## BEGIN
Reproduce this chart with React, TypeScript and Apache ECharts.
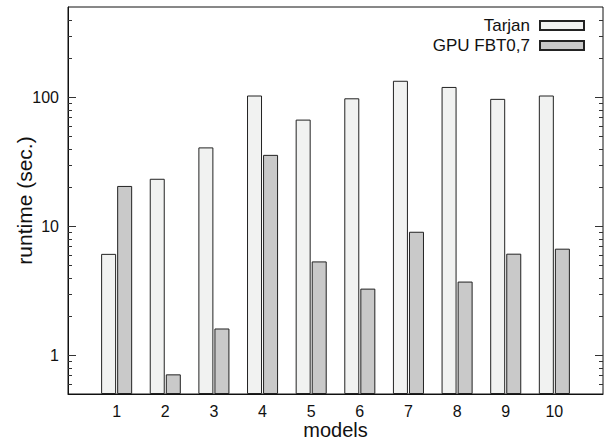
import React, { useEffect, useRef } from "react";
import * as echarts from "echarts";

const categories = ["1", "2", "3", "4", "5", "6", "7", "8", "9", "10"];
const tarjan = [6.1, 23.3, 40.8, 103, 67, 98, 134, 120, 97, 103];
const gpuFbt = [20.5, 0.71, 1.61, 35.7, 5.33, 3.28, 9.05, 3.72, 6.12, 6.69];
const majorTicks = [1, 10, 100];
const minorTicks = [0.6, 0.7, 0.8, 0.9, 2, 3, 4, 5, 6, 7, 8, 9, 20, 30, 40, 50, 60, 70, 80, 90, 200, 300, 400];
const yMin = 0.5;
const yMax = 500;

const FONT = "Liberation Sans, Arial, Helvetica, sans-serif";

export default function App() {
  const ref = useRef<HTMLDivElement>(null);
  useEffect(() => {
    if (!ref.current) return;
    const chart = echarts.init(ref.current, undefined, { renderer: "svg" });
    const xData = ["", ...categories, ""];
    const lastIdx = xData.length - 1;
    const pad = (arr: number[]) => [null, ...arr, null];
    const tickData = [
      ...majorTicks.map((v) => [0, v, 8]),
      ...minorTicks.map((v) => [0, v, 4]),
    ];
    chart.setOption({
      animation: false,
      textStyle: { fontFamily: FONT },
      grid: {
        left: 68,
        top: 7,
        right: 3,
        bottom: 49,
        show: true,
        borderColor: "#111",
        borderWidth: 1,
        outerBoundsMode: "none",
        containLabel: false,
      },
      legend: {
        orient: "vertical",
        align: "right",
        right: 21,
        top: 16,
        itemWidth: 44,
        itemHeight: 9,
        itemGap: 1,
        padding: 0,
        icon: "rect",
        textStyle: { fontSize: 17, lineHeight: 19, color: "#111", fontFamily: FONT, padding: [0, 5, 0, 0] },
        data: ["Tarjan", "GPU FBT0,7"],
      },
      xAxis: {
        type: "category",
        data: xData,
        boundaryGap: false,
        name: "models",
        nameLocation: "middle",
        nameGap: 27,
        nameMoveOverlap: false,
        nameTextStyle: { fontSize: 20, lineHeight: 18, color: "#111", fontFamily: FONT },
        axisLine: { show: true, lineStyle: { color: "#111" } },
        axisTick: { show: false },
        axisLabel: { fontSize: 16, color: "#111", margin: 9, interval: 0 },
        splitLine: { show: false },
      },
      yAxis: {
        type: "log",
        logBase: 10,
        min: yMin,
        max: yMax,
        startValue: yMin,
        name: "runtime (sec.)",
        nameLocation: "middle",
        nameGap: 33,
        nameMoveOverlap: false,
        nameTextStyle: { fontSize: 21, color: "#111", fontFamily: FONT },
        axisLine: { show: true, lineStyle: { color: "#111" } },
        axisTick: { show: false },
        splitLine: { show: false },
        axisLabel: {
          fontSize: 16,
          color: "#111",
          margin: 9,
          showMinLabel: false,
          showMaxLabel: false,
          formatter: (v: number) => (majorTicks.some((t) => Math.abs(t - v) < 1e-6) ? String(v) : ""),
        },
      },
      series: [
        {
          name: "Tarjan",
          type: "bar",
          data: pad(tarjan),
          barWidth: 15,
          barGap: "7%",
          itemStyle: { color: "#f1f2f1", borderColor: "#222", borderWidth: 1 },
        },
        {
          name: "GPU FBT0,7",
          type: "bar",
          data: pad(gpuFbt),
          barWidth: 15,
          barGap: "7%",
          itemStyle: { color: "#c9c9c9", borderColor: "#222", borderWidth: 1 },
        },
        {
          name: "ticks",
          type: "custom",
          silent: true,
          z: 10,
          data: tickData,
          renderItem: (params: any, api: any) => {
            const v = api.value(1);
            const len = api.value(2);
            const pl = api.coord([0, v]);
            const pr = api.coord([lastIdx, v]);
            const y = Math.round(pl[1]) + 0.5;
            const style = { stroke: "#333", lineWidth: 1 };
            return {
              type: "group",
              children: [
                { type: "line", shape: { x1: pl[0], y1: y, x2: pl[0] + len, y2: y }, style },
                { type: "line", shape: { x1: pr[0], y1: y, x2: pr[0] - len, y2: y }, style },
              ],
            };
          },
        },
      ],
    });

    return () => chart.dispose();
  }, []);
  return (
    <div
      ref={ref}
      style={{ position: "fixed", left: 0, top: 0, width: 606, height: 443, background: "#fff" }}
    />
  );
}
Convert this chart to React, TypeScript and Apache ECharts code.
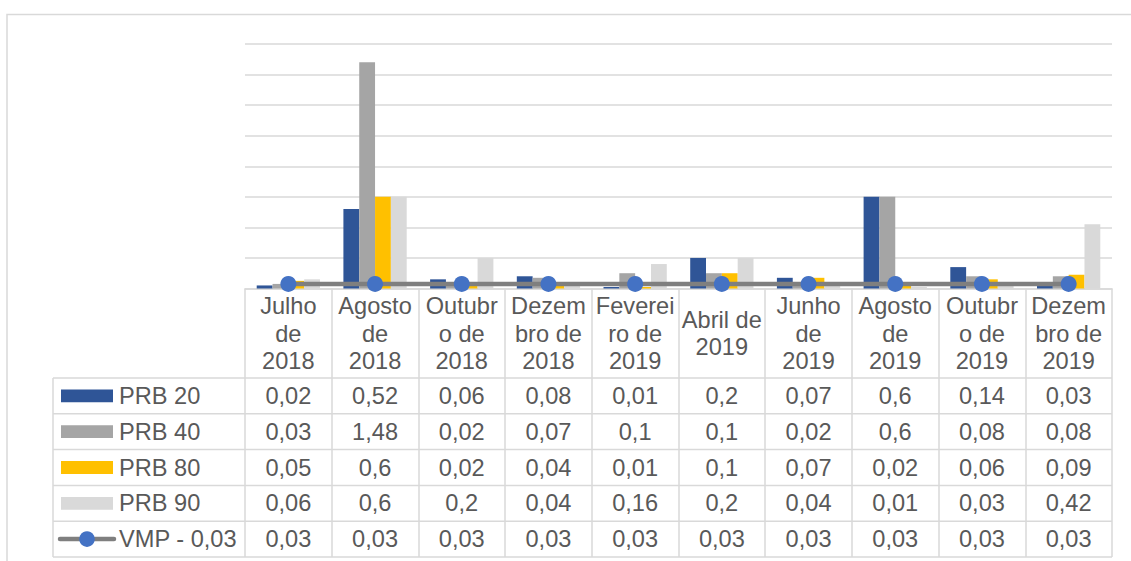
## END
- **TASK STATEMENT**
Quote every record above exactly, omitting any pictures they contain.

- **SOLUTION TO THE EXERCISE**
Reproduce this chart with React, TypeScript and Apache ECharts.
import React, { useEffect, useRef } from "react";
import * as echarts from "echarts";

const categories = ["1", "2", "3", "4", "5", "6", "7", "8", "9", "10"];
const tarjan = [6.1, 23.3, 40.8, 103, 67, 98, 134, 120, 97, 103];
const gpuFbt = [20.5, 0.71, 1.61, 35.7, 5.33, 3.28, 9.05, 3.72, 6.12, 6.69];
const majorTicks = [1, 10, 100];
const minorTicks = [0.6, 0.7, 0.8, 0.9, 2, 3, 4, 5, 6, 7, 8, 9, 20, 30, 40, 50, 60, 70, 80, 90, 200, 300, 400];
const yMin = 0.5;
const yMax = 500;

const FONT = "Liberation Sans, Arial, Helvetica, sans-serif";

export default function App() {
  const ref = useRef<HTMLDivElement>(null);
  useEffect(() => {
    if (!ref.current) return;
    const chart = echarts.init(ref.current, undefined, { renderer: "svg" });
    const xData = ["", ...categories, ""];
    const lastIdx = xData.length - 1;
    const pad = (arr: number[]) => [null, ...arr, null];
    const tickData = [
      ...majorTicks.map((v) => [0, v, 8]),
      ...minorTicks.map((v) => [0, v, 4]),
    ];
    chart.setOption({
      animation: false,
      textStyle: { fontFamily: FONT },
      grid: {
        left: 68,
        top: 7,
        right: 3,
        bottom: 49,
        show: true,
        borderColor: "#111",
        borderWidth: 1,
        outerBoundsMode: "none",
        containLabel: false,
      },
      legend: {
        orient: "vertical",
        align: "right",
        right: 21,
        top: 16,
        itemWidth: 44,
        itemHeight: 9,
        itemGap: 1,
        padding: 0,
        icon: "rect",
        textStyle: { fontSize: 17, lineHeight: 19, color: "#111", fontFamily: FONT, padding: [0, 5, 0, 0] },
        data: ["Tarjan", "GPU FBT0,7"],
      },
      xAxis: {
        type: "category",
        data: xData,
        boundaryGap: false,
        name: "models",
        nameLocation: "middle",
        nameGap: 27,
        nameMoveOverlap: false,
        nameTextStyle: { fontSize: 20, lineHeight: 18, color: "#111", fontFamily: FONT },
        axisLine: { show: true, lineStyle: { color: "#111" } },
        axisTick: { show: false },
        axisLabel: { fontSize: 16, color: "#111", margin: 9, interval: 0 },
        splitLine: { show: false },
      },
      yAxis: {
        type: "log",
        logBase: 10,
        min: yMin,
        max: yMax,
        startValue: yMin,
        name: "runtime (sec.)",
        nameLocation: "middle",
        nameGap: 33,
        nameMoveOverlap: false,
        nameTextStyle: { fontSize: 21, color: "#111", fontFamily: FONT },
        axisLine: { show: true, lineStyle: { color: "#111" } },
        axisTick: { show: false },
        splitLine: { show: false },
        axisLabel: {
          fontSize: 16,
          color: "#111",
          margin: 9,
          showMinLabel: false,
          showMaxLabel: false,
          formatter: (v: number) => (majorTicks.some((t) => Math.abs(t - v) < 1e-6) ? String(v) : ""),
        },
      },
      series: [
        {
          name: "Tarjan",
          type: "bar",
          data: pad(tarjan),
          barWidth: 15,
          barGap: "7%",
          itemStyle: { color: "#f1f2f1", borderColor: "#222", borderWidth: 1 },
        },
        {
          name: "GPU FBT0,7",
          type: "bar",
          data: pad(gpuFbt),
          barWidth: 15,
          barGap: "7%",
          itemStyle: { color: "#c9c9c9", borderColor: "#222", borderWidth: 1 },
        },
        {
          name: "ticks",
          type: "custom",
          silent: true,
          z: 10,
          data: tickData,
          renderItem: (params: any, api: any) => {
            const v = api.value(1);
            const len = api.value(2);
            const pl = api.coord([0, v]);
            const pr = api.coord([lastIdx, v]);
            const y = Math.round(pl[1]) + 0.5;
            const style = { stroke: "#333", lineWidth: 1 };
            return {
              type: "group",
              children: [
                { type: "line", shape: { x1: pl[0], y1: y, x2: pl[0] + len, y2: y }, style },
                { type: "line", shape: { x1: pr[0], y1: y, x2: pr[0] - len, y2: y }, style },
              ],
            };
          },
        },
      ],
    });

    return () => chart.dispose();
  }, []);
  return (
    <div
      ref={ref}
      style={{ position: "fixed", left: 0, top: 0, width: 606, height: 443, background: "#fff" }}
    />
  );
}
Convert this chart to React, TypeScript and Apache ECharts code.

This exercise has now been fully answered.